A favor is when someone you know asks someone they know to meet with you, even though only one of you can benefit from the meeting. It could be an agent at an agency that's too big for where you're at in your career, or a manager who isn't looking for new clients, or a casting director who knows you're not right for what they're casting, etc., but they agree to meet with you as a courtesy -- a favor -- to your mutual contact. Favors rarely work. Sure, it's possible that the person will be so charmed by you that they'll think, "I'm feeling impulsive today, what the heck, let's do this!" (Whatever "this" is.) But most of the time, they either forget about you as soon as you leave, or worse, are annoyed that they spent precious time meeting someone they knew wasn't right for where they're at. That's why those meetings usually don't go very well. Also, favors DO cost something. If someone asks for a favor, they owe a favor in return. That's a lot to ask of a professional contact.

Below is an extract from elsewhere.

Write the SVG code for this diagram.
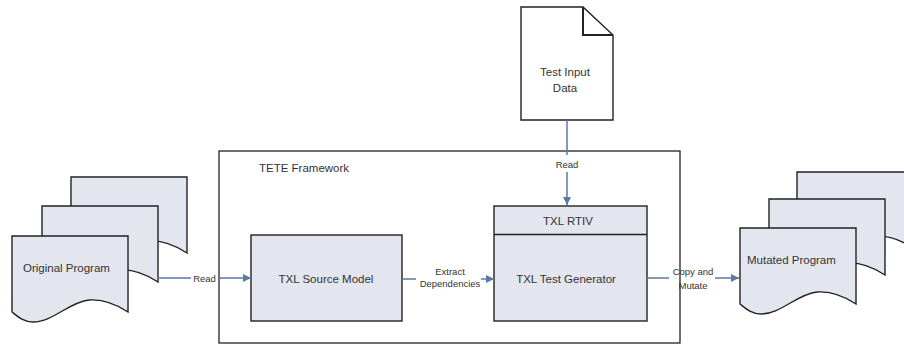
<svg xmlns="http://www.w3.org/2000/svg" width="904" height="346" viewBox="0 0 904 346">
<style>
.page{fill:#e3e6ee;stroke:#222;stroke-width:1.4}
.box{fill:#e3e6ee;stroke:#222;stroke-width:1.4}
.frame{fill:none;stroke:#222;stroke-width:1.3}
.lbl{font-family:"Liberation Sans",Arial,sans-serif;font-size:11.5px;fill:#333}
.clbl{font-family:"Liberation Sans",Arial,sans-serif;font-size:9.5px;fill:#333;text-anchor:middle}
.conn{fill:none;stroke:#5a7aa3;stroke-width:1.5}
</style>
<defs>
<path id="doc" d="M0,0 H116 V76 C104,68 92,63 77,64 C57,66 41,86 21,86 C11,86 5,80 0,76 Z"/>
<marker id="arr" viewBox="0 0 10 10" refX="10" refY="5" markerWidth="10" markerHeight="8" markerUnits="userSpaceOnUse" orient="auto">
<path d="M0,0 L10,5 L0,10 Z" fill="#5a7aa3"/>
</marker>
</defs>
<g id="tete-framework">
<rect class="frame" x="219" y="151" width="461" height="192"/>
<text class="lbl" x="259" y="172">TETE Framework</text>
</g>
<g id="original-program">
<use href="#doc" class="page" x="71" y="177"/>
<use href="#doc" class="page" x="42" y="206"/>
<use href="#doc" class="page" x="12" y="236"/>
<text class="lbl" x="23" y="272">Original Program</text>
</g>
<g id="mutated-program">
<use href="#doc" class="page" x="797" y="172"/>
<use href="#doc" class="page" x="769" y="199"/>
<use href="#doc" class="page" x="740" y="228"/>
<text class="lbl" x="747" y="264">Mutated Program</text>
</g>
<g id="test-input-data">
<path d="M521,7 H583 L613,35 V120 H521 Z" fill="#fff" stroke="#222" stroke-width="1.4"/>
<path d="M583,7 V35 H613" fill="none" stroke="#222" stroke-width="2"/>
<text class="lbl" x="565" y="76" text-anchor="middle">Test Input</text>
<text class="lbl" x="565" y="92" text-anchor="middle">Data</text>
</g>
<g id="txl-source-model">
<rect class="box" x="251" y="235" width="151" height="86"/>
<text class="lbl" x="326" y="283" text-anchor="middle">TXL Source Model</text>
</g>
<g id="txl-test-generator">
<rect class="box" x="494" y="206" width="153" height="115"/>
<line x1="494" y1="234.5" x2="647" y2="234.5" stroke="#222" stroke-width="1.4"/>
<text class="lbl" x="568" y="225" text-anchor="middle">TXL RTIV</text>
<text class="lbl" x="566" y="283" text-anchor="middle">TXL Test Generator</text>
</g>
<g id="connectors">
<path class="conn" d="M157,278 H191"/>
<path class="conn" d="M218,278 H251" marker-end="url(#arr)"/>
<text class="clbl" x="204.5" y="281.5">Read</text>
<path class="conn" d="M567,120 V155"/>
<path class="conn" d="M567,172 V205" marker-end="url(#arr)"/>
<text class="clbl" x="567" y="167.5">Read</text>
<path class="conn" d="M402,279 H416"/>
<path class="conn" d="M481,279 H494" marker-end="url(#arr)"/>
<text class="clbl" x="450" y="275">Extract</text>
<text class="clbl" x="450" y="287">Dependencies</text>
<path class="conn" d="M647,278 H669"/>
<path class="conn" d="M715,278 H739" marker-end="url(#arr)"/>
<text class="clbl" x="693" y="275">Copy and</text>
<text class="clbl" x="693" y="289">Mutate</text>
</g>
</svg>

That doesn't mean you can never ask for a favor. It just means favors should be used sparingly. More importantly, get clear about what you want -- a favor or a referral -- and make sure that's what you ask for. Don't start a referral request with "I was wondering of you could do me a favor" (which actors do ALL THE TIME.) Ban "favor" from your vocabulary unless that's really what you want. 

And finally, only ask favors of people to whom you can return the favor -- meaning you have something that can help them too. That's good career karma.